– Везем, – решает один из врачей.
Малышку перекладывают в капсулу, меня забирают с собой, а Ли своим ходом доберется. Мы летим в больницу, но в дороге приходит сигнал с изменением маршрута. Это означает: разум больницы оценил данные, передаваемые ему капсулой ребенка, и перенаправил нас в другое место.
– Мы идем на орбиту, – объясняет мне врач экстренной медицинской службы. – У нашей больницы нет ни знаний, ни опыта работы с котятами.
– А на орбите есть? – удивляюсь я, потому что орбитальный госпиталь, по-моему, один – на Минсяо.
– На орбите сейчас будет «Панакея», – вздыхает доктор, с тревогой глядя на котенка, укрытого прозрачным верхом капсулы. – Потому что опасность для жизни ребенка.
Я замираю в ужасе, ведь страшнее слов нет и быть не может. Самые ужасные слова для любого разумного, означающие действительно большую беду. Поэтому «Панакея», космический госпиталь, на орбите вполне объясняется. Но еще… Ксия умереть может! Это я виновата в том, что с ней случилось! Я! Мне не место среди разумных вообще! Из-за меня ребенок…
– Просыпаемся, – слышу я незнакомый голос. – Еще раз себя до такого накрутишь, будет плохо.
Я открываю глаза, обнаружив, что нахожусь совсем не там, где мгновение назад. Светло-зеленая палата говорит о больнице. Но Ксии рядом нет. Где же она? Где? Она должна быть здесь… Неужели… Догадка пронзает меня разрядом плазмы, я даже вдохнуть не могу, и все вокруг гаснет. Становится холодно, мне кажется, что рук и ног у меня просто нет, но я об этом не думаю, ведь если Ксия погибла, зачем жить мне?
– Накрутила она себя, Татьяна Сергевна, – произносит все тот же голос. – Накрутила, представила, что ребенок погиб, ну и вот.
– Понятно, – вздыхает кто-то. – Мнемографировали?
– Так точно, вот запись, – а потом, видимо, поворачивается ко мне. – Не умирать! – жестко звучит приказ. – Жива твоя дочь.
Звезды великие, жива моя Ксия. Пусть она меня не принимает, но жива моя малышка. Моя самая-самая… И вот только подумав так, я понимаю, какую страшную ошибку совершила, не показав ей свою любовь. Наверное, в тот момент я сама не понимала этого? Пусть она меня не принимает, пусть, мы найдем того, кто будет именно ее папой и мамой, лишь бы жила. Лишь бы дышала, маленькая моя.

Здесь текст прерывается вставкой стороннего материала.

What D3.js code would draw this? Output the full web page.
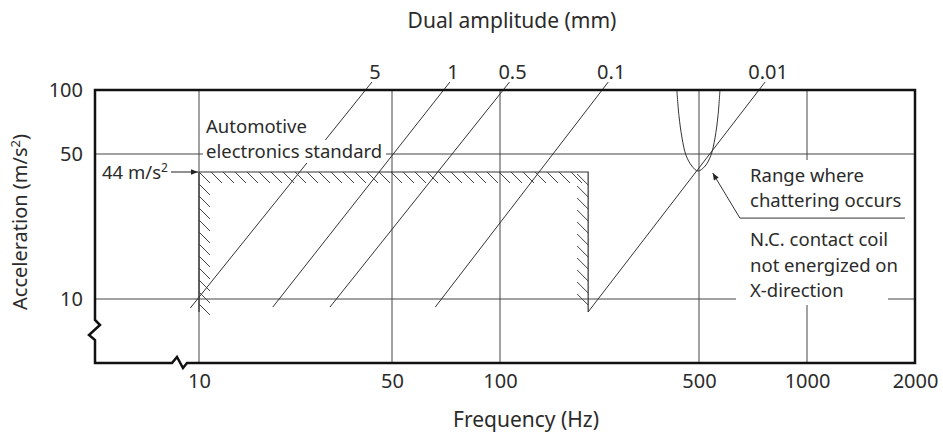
<!DOCTYPE html>
<html>
<head>
<meta charset="utf-8">
<script src="https://cdn.jsdelivr.net/npm/d3@7"></script>
<style>
body { margin: 0; background: #fff; }
svg { display: block; font-family: "Noto Sans", sans-serif; }
text { fill: #2b2b2b; }
</style>
</head>
<body>
<svg width="943" height="438"></svg>
<script>
// ticks: frequency (Hz) below, acceleration (m/s2) left
var xTicks = [10, 50, 100, 500, 1000, 2000];
var yTicks = [10, 50, 100];

// dual amplitude lines (mm), ends as [Hz, m/s2]
var amplitudes = ["5", "1", "0.5", "0.1", "0.01"];
var ampTop = [[42.3, 109], [72.5, 109], [108, 109], [240, 109], [764, 109]];
var ampBottom = [[9.3, 9.0], [18.5, 9.1], [29.8, 9.1], [66, 9.1], [204, 8.6]];

// automotive electronics standard (hatched box)
var standardLevel = 44;
var standardFreq = [10, 204];
var standardBottom = 8.6;

// range where chattering occurs
var chatterFreq = [418, 425, 436, 450, 472, 496, 520, 540, 554, 565, 572];
var chatterAcc = [100, 76, 59.4, 49.6, 45.9, 44.3, 45.9, 49.6, 59.4, 76, 100];

// leader of the chattering note: tip, elbow, end of underline
var leader = [[546, 43.5], [650, 25.7], [1875, 25.7]];

var noteLines = ["Range where", "chattering occurs", "N.C. contact coil", "not energized on", "X-direction"];

var svg = d3.select("svg"),
    margin = { top: 90, right: 28, bottom: 75, left: 95 },
    width = +svg.attr("width") - margin.left - margin.right,
    height = +svg.attr("height") - margin.top - margin.bottom;

// schematic axes: not evenly logarithmic, so piecewise log scales
var x = d3.scaleLog().domain(xTicks).range([104, 297, 405, 604, 712, width]);
var y = d3.scaleLog().domain([10, standardLevel, 50, 100]).range([209, 82, 64, 0]);

var g = svg.append("g")
    .attr("transform", "translate(" + margin.left + "," + margin.top + ")");

// grid
g.selectAll(".vgrid")
    .data(xTicks.slice(0, -1))
    .enter().append("line")
    .attr("x1", d => x(d)).attr("x2", d => x(d))
    .attr("y1", 0).attr("y2", height)
    .attr("stroke", "#444").attr("stroke-width", 1);

g.selectAll(".hgrid")
    .data(yTicks.slice(0, -1))
    .enter().append("line")
    .attr("x1", 0).attr("x2", width)
    .attr("y1", d => y(d)).attr("y2", d => y(d))
    .attr("stroke", "#444").attr("stroke-width", 1);

// amplitude lines
var line = d3.line().x(d => x(d[0])).y(d => y(d[1]));

g.selectAll(".amp")
    .data(amplitudes)
    .enter().append("path")
    .attr("d", (d, i) => line([ampBottom[i], ampTop[i]]))
    .attr("stroke", "#333").attr("stroke-width", 1).attr("fill", "none");

g.selectAll(".ampLabel")
    .data(amplitudes)
    .enter().append("text")
    .attr("x", (d, i) => x(ampTop[i][0]) + 3)
    .attr("y", (d, i) => y(ampTop[i][1]) - 3)
    .attr("text-anchor", "middle")
    .style("font-size", "20px")
    .text(d => d);

// chattering curve
g.append("path")
    .attr("d", d3.line().curve(d3.curveCatmullRom)
        .x(d => x(d[0])).y(d => y(d[1]))(chatterFreq.map((f, i) => [f, chatterAcc[i]])))
    .attr("stroke", "#333").attr("stroke-width", 1).attr("fill", "none");

// hatched standard box
var x0 = x(standardFreq[0]), x1 = x(standardFreq[1]),
    yTop = y(standardLevel), yBot = y(standardBottom);

g.append("path")
    .attr("d", "M" + x0 + "," + yBot + "V" + yTop + "H" + x1 + "V" + yBot)
    .attr("stroke", "#333").attr("stroke-width", 1.2).attr("fill", "none");

var hatch = [];
for (var hx = x0; hx + 11 <= x1; hx += 12) hatch.push([hx, yTop, hx + 11, yTop + 11]);
for (var hy = yTop + 12; hy + 2 <= yBot; hy += 12) hatch.push([x0, hy, x0 + 11, hy + 11]);
for (var ry = yTop + 2; ry + 11 <= yBot + 2; ry += 12) hatch.push([x1 - 11, ry, x1, ry + 11]);

g.selectAll(".hatch")
    .data(hatch)
    .enter().append("line")
    .attr("x1", d => d[0]).attr("y1", d => d[1])
    .attr("x2", d => d[2]).attr("y2", d => d[3])
    .attr("stroke", "#444").attr("stroke-width", 1);

// white boxes behind the notes
g.append("rect").attr("x", 108).attr("y", 23).attr("width", 108).attr("height", 25).attr("fill", "#fff");
g.append("rect").attr("x", 108).attr("y", 50).attr("width", 183).attr("height", 23).attr("fill", "#fff");
g.append("rect").attr("x", 641).attr("y", 70).attr("width", 152).attr("height", 145).attr("fill", "#fff");

g.append("text").attr("x", 111).attr("y", 43).style("font-size", "18.5px").text("Automotive");
g.append("text").attr("x", 111).attr("y", 68).style("font-size", "18.5px").text("electronics standard");

// 44 m/s2 marker
g.append("text").attr("x", 7).attr("y", yTop + 7).style("font-size", "18.5px")
    .html("44 m/s<tspan dy='-7' style='font-size:12px'>2</tspan>");

var defs = svg.append("defs");
defs.append("marker")
    .attr("id", "head")
    .attr("viewBox", "0 0 10 10")
    .attr("refX", 10).attr("refY", 5)
    .attr("markerWidth", 9).attr("markerHeight", 7)
    .attr("markerUnits", "userSpaceOnUse")
    .attr("orient", "auto-start-reverse")
    .append("path").attr("d", "M0,1L10,5L0,9Z").attr("fill", "#222");

g.append("line")
    .attr("x1", 76).attr("x2", x0 - 1)
    .attr("y1", yTop).attr("y2", yTop)
    .attr("stroke", "#222").attr("stroke-width", 1)
    .attr("marker-end", "url(#head)");

// chattering note and leader
g.append("path")
    .attr("d", line(leader))
    .attr("stroke", "#333").attr("stroke-width", 1).attr("fill", "none")
    .attr("marker-start", "url(#head)");

var noteY = [92, 117, 156, 182, 207];
g.selectAll(".note")
    .data(noteLines)
    .enter().append("text")
    .attr("x", 655)
    .attr("y", (d, i) => noteY[i])
    .style("font-size", "18.5px")
    .text(d => d);

// frame with axis breaks
g.append("path")
    .attr("d", "M0,0H" + width + "V" + height + "H92L88,278L82,267L77," + height +
        "H0V250L-6,245L5,235L0,230Z")
    .attr("stroke", "#111").attr("stroke-width", 2.5).attr("fill", "none")
    .attr("stroke-linejoin", "miter");

// axes
var xAxis = g.append("g")
    .attr("transform", "translate(0," + height + ")")
    .call(d3.axisBottom(x).tickValues(xTicks).tickSize(0).tickPadding(11).tickFormat(d3.format("d")));
xAxis.select(".domain").remove();
xAxis.selectAll("text").style("font-size", "20px").style("font-family", "Noto Sans").attr("fill", "#2b2b2b");

var yAxis = g.append("g")
    .call(d3.axisLeft(y).tickValues(yTicks).tickSize(0).tickPadding(12).tickFormat(d3.format("d")));
yAxis.select(".domain").remove();
yAxis.selectAll("text").style("font-size", "20px").style("font-family", "Noto Sans").attr("fill", "#2b2b2b");

// titles
svg.append("text")
    .attr("x", 512).attr("y", 28)
    .attr("text-anchor", "middle")
    .style("font-size", "21px")
    .text("Dual amplitude (mm)");

svg.append("text")
    .attr("x", 526).attr("y", 427)
    .attr("text-anchor", "middle")
    .style("font-size", "21px")
    .text("Frequency (Hz)");

svg.append("text")
    .attr("transform", "translate(27,222) rotate(-90)")
    .attr("text-anchor", "middle")
    .style("font-size", "20px")
    .html("Acceleration (m/s<tspan dy='-7' style='font-size:13px'>2</tspan><tspan dy='7'>)</tspan>");
</script>
</body>
</html>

– Глаза открой, – просит меня названная Татьяной Сергеевной женщина. – Ты уже поняла свою ошибку, я же вижу.
Я послушно открываю глаза, сразу же опустив взгляд, потому что мне очень стыдно. Я не поняла сама, как Ксия стала такой родной, однако, не показав ей этого, я сделала огромную ошибку. И что теперь будет, просто не представляю. А Татьяна Сергеевна вдруг оказывается Винокуровой, и я готова уже молить ее спасти доченьку, но пошевелиться не могу.
– Конечностей не чувствует, – кивает Винокурова. – Испугалась сильно, потому передай там – идем на Минсяо, с ребенком очень непонятно.
Меня везут в госпиталь, но мне это неважно, мне бы Ксию еще хоть раз увидеть, ушки ее погладить. Если бы я умела – вылизала бы мою малышку, но я просто не умею. Нужно попросить Винокуровых, может быть, они могут меня изменить так, чтобы я могла вылизать маленькую мою? Вдруг ей нужно именно это?
Я не знаю, что мне думать, а все мысли у меня об маленькой Ксии. Как я могла не показать ей, насколько она важна? Ну как? Почему я вспомнила об этом только когда стало поздно? Я не знаю ответа на этот вопрос, но надеюсь изо всех сил, что она выживет.
– Что с Ксией? – спрашиваю я врача, готовящего меня к какой-то процедуре.
– Она в коме, – вздыхает он. – При этом совершенно непонятно, что ее вызвало и почему она проявляется именно так. Через час мы прибудем на Минсяо, готовьтесь.